Analysis
If You Come Softly by Jacqueline Woodson is a moving and utterly tragic story of interracial love. It explores the all-too-often painful, violent, and sometimes deadly experiences that arise when when two people of different races fall in love in a racist, intolerant society. High school students Ellie and Miah must deal with familial and societal pressure to not pursue their romantic affection for each other. From the beginning, Ellie sees the contradictions in her family's response to her feelings for Miah when she confides in her sister, Annie. Even though Annie faces disapproval from her mother for her lesbian relationship, she immediately begins advising that Ellie not be involved in an interracial relationship. In this conversation, Annie is unable to see how the unjust responses she faces from her mother about her relationship is being replicated in her response to Ellie. When Ellie and Miah begin spending public time together, they experience societal intolerance and rejection.

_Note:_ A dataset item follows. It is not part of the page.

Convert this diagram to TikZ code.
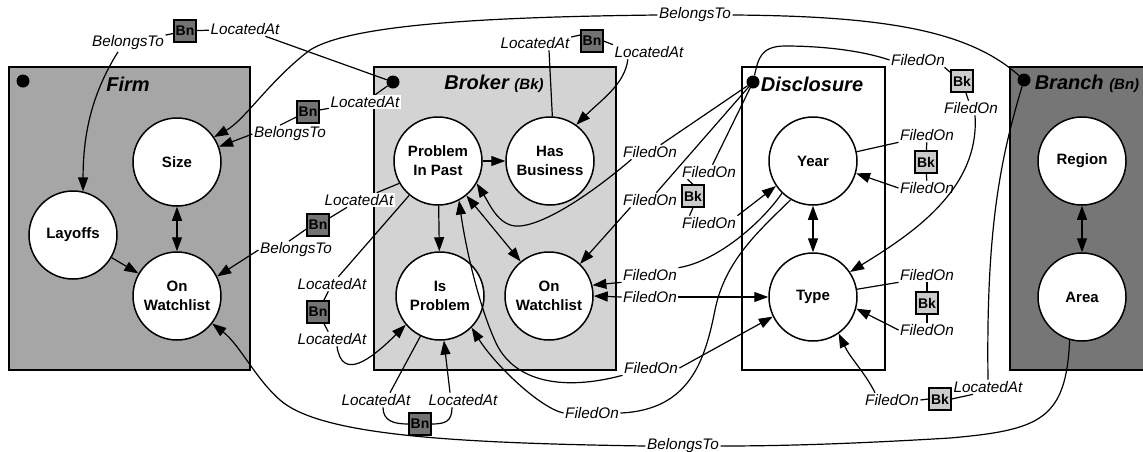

Random white people in public respond to Ellie and Miah's relationship with a sense of fear for Ellie because of her proximity to Miah. Miah must deal with the horrible racist assumptions that he is dangerous because he is black. The two must also face a group of aggressive white peers who shout racist slurs as the two attempt to spend time together. While Miah's mother greets Ellie's presence in Miah's life with warmth and welcome, Ellie is unsure that her family will extend the same warmth to Miah. As such, she hesitates to introduce him to them. Tragically, she is never able to introduce Miah to her family, because a racist white cop shoots Miah dead. The police are in pursuit of someone who happens to be black, and upon seeing Miah running jubilantly through the snow, they kill him.
This novel is an absolutely powerful and necessary book for everyone, especially white people living in this country, to read. Police consistently shoot unarmed black people to death in this country on a horrifically regular basis. Teenage black boys are routinely shot to death—many of them unarmed and running away from police in fear for their lives. It is common for white society to defend the police in these instances. For example, when Mike Brown, 18 years old, was shot dead by police in 2014 with his hands in the air, the narrative in much of white America, and on many news stations, was to challenge that he must have done something because he was being pursued by police. Mike Brown was unarmed and had his hands in his air. The cop who killed him was not convicted of a crime, and a crowd funding site even raised over $750,000 in support of him. In a more recent example, black youth Antwon Rose, aged 17, was murdered by Pittsburgh police on June 19th, 2018, as he was running away—back turned, unarmed. If You Come Softly is a tragic novel because the story is inherently sad, and it is a tragic novel because the story is completely applicable to our current reality.